[What needs to be done]: Everything in the data should be repeated exactly, save for the images.

+ + + +

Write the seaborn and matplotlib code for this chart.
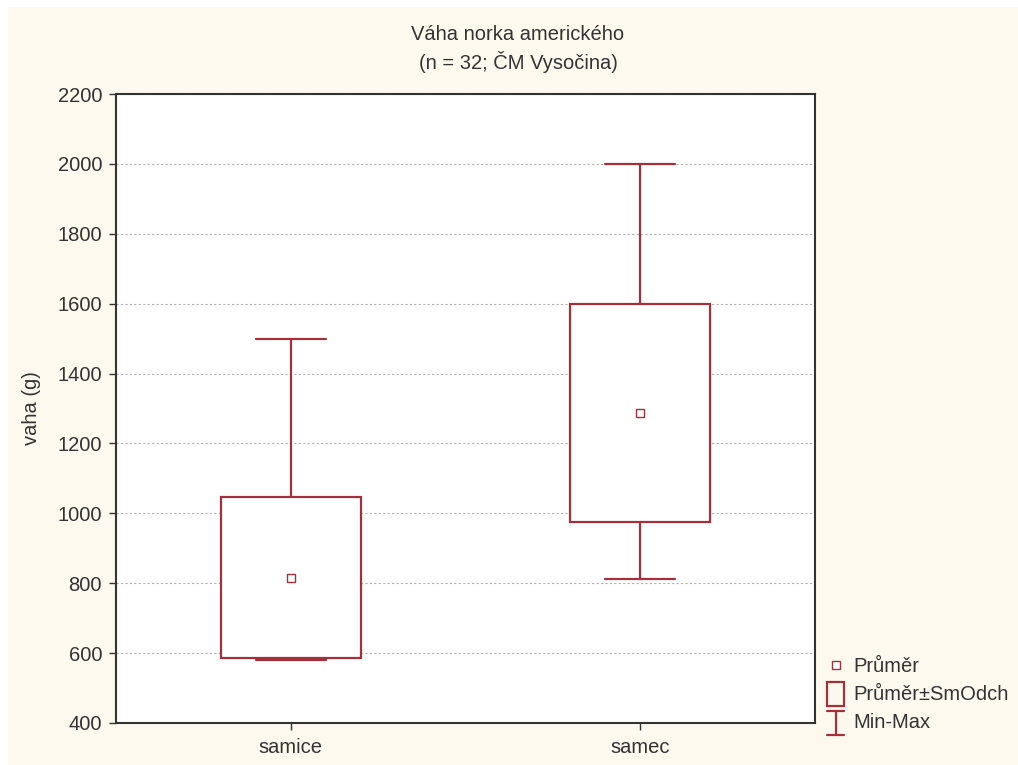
import matplotlib
matplotlib.use("Agg")
import matplotlib.pyplot as plt
import seaborn as sns
import pandas as pd
from matplotlib.lines import Line2D
from matplotlib.patches import Rectangle
from matplotlib.legend_handler import HandlerBase

# Weight of American mink by sex: mean, standard deviation, min and max
categories = ["samice", "samec"]
means = [816, 1288]
sds = [231, 312]
mins = [580, 812]
maxs = [1500, 2000]

title_lines = ["Váha norka amerického", "(n = 32; ČM Vysočina)"]
y_label = "vaha (g)"
y_ticks = [400, 600, 800, 1000, 1200, 1400, 1600, 1800, 2000, 2200]
legend_labels = ["Průměr", "Průměr±SmOdch", "Min-Max"]

RED = "#A3313C"
BEIGE = "#FDF9EF"
INK = "#333333"
FS = 14.5

sns.set_theme(style="white")
plt.rcParams["font.family"] = ["Liberation Sans", "DejaVu Sans"]

df = pd.DataFrame({"kategorie": categories, "prumer": means, "sd": sds,
                   "min": mins, "max": maxs})
df["pos"] = range(len(df))

fig = plt.figure(figsize=(10.18, 7.65), dpi=100)
fig.patch.set_facecolor("white")
fig.add_artist(Rectangle((8 / 1018, 0), 1.0, 758 / 765,
                         transform=fig.transFigure, facecolor=BEIGE,
                         edgecolor="none", zorder=-10))

ax = fig.add_axes([116 / 1018, 42 / 765, 699 / 1018, 629 / 765])
ax.set_facecolor("white")

stats = []
for _, r in df.iterrows():
    stats.append(dict(label=r["kategorie"], med=r["prumer"],
                      q1=r["prumer"] - r["sd"], q3=r["prumer"] + r["sd"],
                      whislo=r["min"], whishi=r["max"]))

ax.bxp(stats, positions=df["pos"].tolist(), widths=0.4, capwidths=0.2,
       showfliers=False, patch_artist=True,
       boxprops=dict(facecolor="white", edgecolor=RED, linewidth=1.6),
       whiskerprops=dict(color=RED, linewidth=1.6),
       capprops=dict(color=RED, linewidth=1.6),
       medianprops=dict(visible=False), zorder=3)

sns.scatterplot(data=df, x="pos", y="prumer", marker="s", s=30,
                facecolor="white", edgecolor=RED, linewidth=1.0,
                ax=ax, zorder=4, legend=False)

ax.set_xlim(-0.5, 1.5)
ax.set_ylim(400, 2200)
ax.set_yticks(y_ticks)
ax.set_xticks(df["pos"].tolist())
ax.set_xticklabels(categories)
ax.set_xlabel("")
ax.set_ylabel(y_label, fontsize=FS, color=INK, labelpad=12)
ax.yaxis.grid(True, linestyle=(0, (2, 2)), color="#b0b0b0", linewidth=0.8, zorder=0)
ax.set_axisbelow(True)
ax.tick_params(axis="both", direction="out", length=5, width=1, color=INK,
               labelsize=FS, labelcolor=INK, left=True, bottom=True)
ax.tick_params(axis="x", pad=6)
ax.tick_params(axis="y", pad=5)
for sp in ax.spines.values():
    sp.set_color(INK)
    sp.set_linewidth(1.5)

fig.text(518 / 1018, 1 - 35 / 765, title_lines[0], ha="center", va="center",
         fontsize=FS, color=INK)
fig.text(518 / 1018, 1 - 62 / 765, title_lines[1], ha="center", va="center",
         fontsize=FS, color=INK)


class IBeamHandler(HandlerBase):
    def create_artists(self, legend, orig_handle, xdescent, ydescent,
                       width, height, fontsize, trans):
        cx = width / 2 - xdescent
        top = height * 1.2
        bot = -height * 0.5
        half = width * 0.52
        lines = [
            Line2D([cx, cx], [bot, top]),
            Line2D([cx - half, cx + half], [top, top]),
            Line2D([cx - half, cx + half], [bot, bot]),
        ]
        for ln in lines:
            ln.set_color(RED)
            ln.set_linewidth(1.6)
            ln.set_transform(trans)
        return lines


class BoxHandler(HandlerBase):
    def create_artists(self, legend, orig_handle, xdescent, ydescent,
                       width, height, fontsize, trans):
        rect = Rectangle((-xdescent, -height * 0.4), width,
                         height * 1.7, facecolor="none", edgecolor=RED,
                         linewidth=1.6, transform=trans)
        return [rect]


mean_handle = Line2D([], [], marker="s", linestyle="none", markersize=5.5,
                     markerfacecolor="white", markeredgecolor=RED, markeredgewidth=1.0)
box_handle = Rectangle((0, 0), 1, 1)
ibeam_handle = Line2D([], [])

fig.legend([mean_handle, box_handle, ibeam_handle], legend_labels,
           handler_map={Rectangle: BoxHandler(), ibeam_handle: IBeamHandler()},
           loc="upper left", bbox_to_anchor=(827 / 1018, 1 - 657 / 765),
           borderaxespad=0, borderpad=0,
           frameon=False, fontsize=FS, handlelength=0.85, handletextpad=0.45,
           labelspacing=0.45, labelcolor=INK)

fig.savefig("out.png", dpi=100, facecolor=fig.get_facecolor())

+ + + +

[Task answer]:
Write the seaborn and matplotlib code for this chart.
import matplotlib
matplotlib.use("Agg")
import matplotlib.pyplot as plt
import seaborn as sns
import pandas as pd
from matplotlib.lines import Line2D
from matplotlib.patches import Rectangle
from matplotlib.legend_handler import HandlerBase

# Weight of American mink by sex: mean, standard deviation, min and max
categories = ["samice", "samec"]
means = [816, 1288]
sds = [231, 312]
mins = [580, 812]
maxs = [1500, 2000]

title_lines = ["Váha norka amerického", "(n = 32; ČM Vysočina)"]
y_label = "vaha (g)"
y_ticks = [400, 600, 800, 1000, 1200, 1400, 1600, 1800, 2000, 2200]
legend_labels = ["Průměr", "Průměr±SmOdch", "Min-Max"]

RED = "#A3313C"
BEIGE = "#FDF9EF"
INK = "#333333"
FS = 14.5

sns.set_theme(style="white")
plt.rcParams["font.family"] = ["Liberation Sans", "DejaVu Sans"]

df = pd.DataFrame({"kategorie": categories, "prumer": means, "sd": sds,
                   "min": mins, "max": maxs})
df["pos"] = range(len(df))

fig = plt.figure(figsize=(10.18, 7.65), dpi=100)
fig.patch.set_facecolor("white")
fig.add_artist(Rectangle((8 / 1018, 0), 1.0, 758 / 765,
                         transform=fig.transFigure, facecolor=BEIGE,
                         edgecolor="none", zorder=-10))

ax = fig.add_axes([116 / 1018, 42 / 765, 699 / 1018, 629 / 765])
ax.set_facecolor("white")

stats = []
for _, r in df.iterrows():
    stats.append(dict(label=r["kategorie"], med=r["prumer"],
                      q1=r["prumer"] - r["sd"], q3=r["prumer"] + r["sd"],
                      whislo=r["min"], whishi=r["max"]))

ax.bxp(stats, positions=df["pos"].tolist(), widths=0.4, capwidths=0.2,
       showfliers=False, patch_artist=True,
       boxprops=dict(facecolor="white", edgecolor=RED, linewidth=1.6),
       whiskerprops=dict(color=RED, linewidth=1.6),
       capprops=dict(color=RED, linewidth=1.6),
       medianprops=dict(visible=False), zorder=3)

sns.scatterplot(data=df, x="pos", y="prumer", marker="s", s=30,
                facecolor="white", edgecolor=RED, linewidth=1.0,
                ax=ax, zorder=4, legend=False)

ax.set_xlim(-0.5, 1.5)
ax.set_ylim(400, 2200)
ax.set_yticks(y_ticks)
ax.set_xticks(df["pos"].tolist())
ax.set_xticklabels(categories)
ax.set_xlabel("")
ax.set_ylabel(y_label, fontsize=FS, color=INK, labelpad=12)
ax.yaxis.grid(True, linestyle=(0, (2, 2)), color="#b0b0b0", linewidth=0.8, zorder=0)
ax.set_axisbelow(True)
ax.tick_params(axis="both", direction="out", length=5, width=1, color=INK,
               labelsize=FS, labelcolor=INK, left=True, bottom=True)
ax.tick_params(axis="x", pad=6)
ax.tick_params(axis="y", pad=5)
for sp in ax.spines.values():
    sp.set_color(INK)
    sp.set_linewidth(1.5)

fig.text(518 / 1018, 1 - 35 / 765, title_lines[0], ha="center", va="center",
         fontsize=FS, color=INK)
fig.text(518 / 1018, 1 - 62 / 765, title_lines[1], ha="center", va="center",
         fontsize=FS, color=INK)


class IBeamHandler(HandlerBase):
    def create_artists(self, legend, orig_handle, xdescent, ydescent,
                       width, height, fontsize, trans):
        cx = width / 2 - xdescent
        top = height * 1.2
        bot = -height * 0.5
        half = width * 0.52
        lines = [
            Line2D([cx, cx], [bot, top]),
            Line2D([cx - half, cx + half], [top, top]),
            Line2D([cx - half, cx + half], [bot, bot]),
        ]
        for ln in lines:
            ln.set_color(RED)
            ln.set_linewidth(1.6)
            ln.set_transform(trans)
        return lines


class BoxHandler(HandlerBase):
    def create_artists(self, legend, orig_handle, xdescent, ydescent,
                       width, height, fontsize, trans):
        rect = Rectangle((-xdescent, -height * 0.4), width,
                         height * 1.7, facecolor="none", edgecolor=RED,
                         linewidth=1.6, transform=trans)
        return [rect]


mean_handle = Line2D([], [], marker="s", linestyle="none", markersize=5.5,
                     markerfacecolor="white", markeredgecolor=RED, markeredgewidth=1.0)
box_handle = Rectangle((0, 0), 1, 1)
ibeam_handle = Line2D([], [])

fig.legend([mean_handle, box_handle, ibeam_handle], legend_labels,
           handler_map={Rectangle: BoxHandler(), ibeam_handle: IBeamHandler()},
           loc="upper left", bbox_to_anchor=(827 / 1018, 1 - 657 / 765),
           borderaxespad=0, borderpad=0,
           frameon=False, fontsize=FS, handlelength=0.85, handletextpad=0.45,
           labelspacing=0.45, labelcolor=INK)

fig.savefig("out.png", dpi=100, facecolor=fig.get_facecolor())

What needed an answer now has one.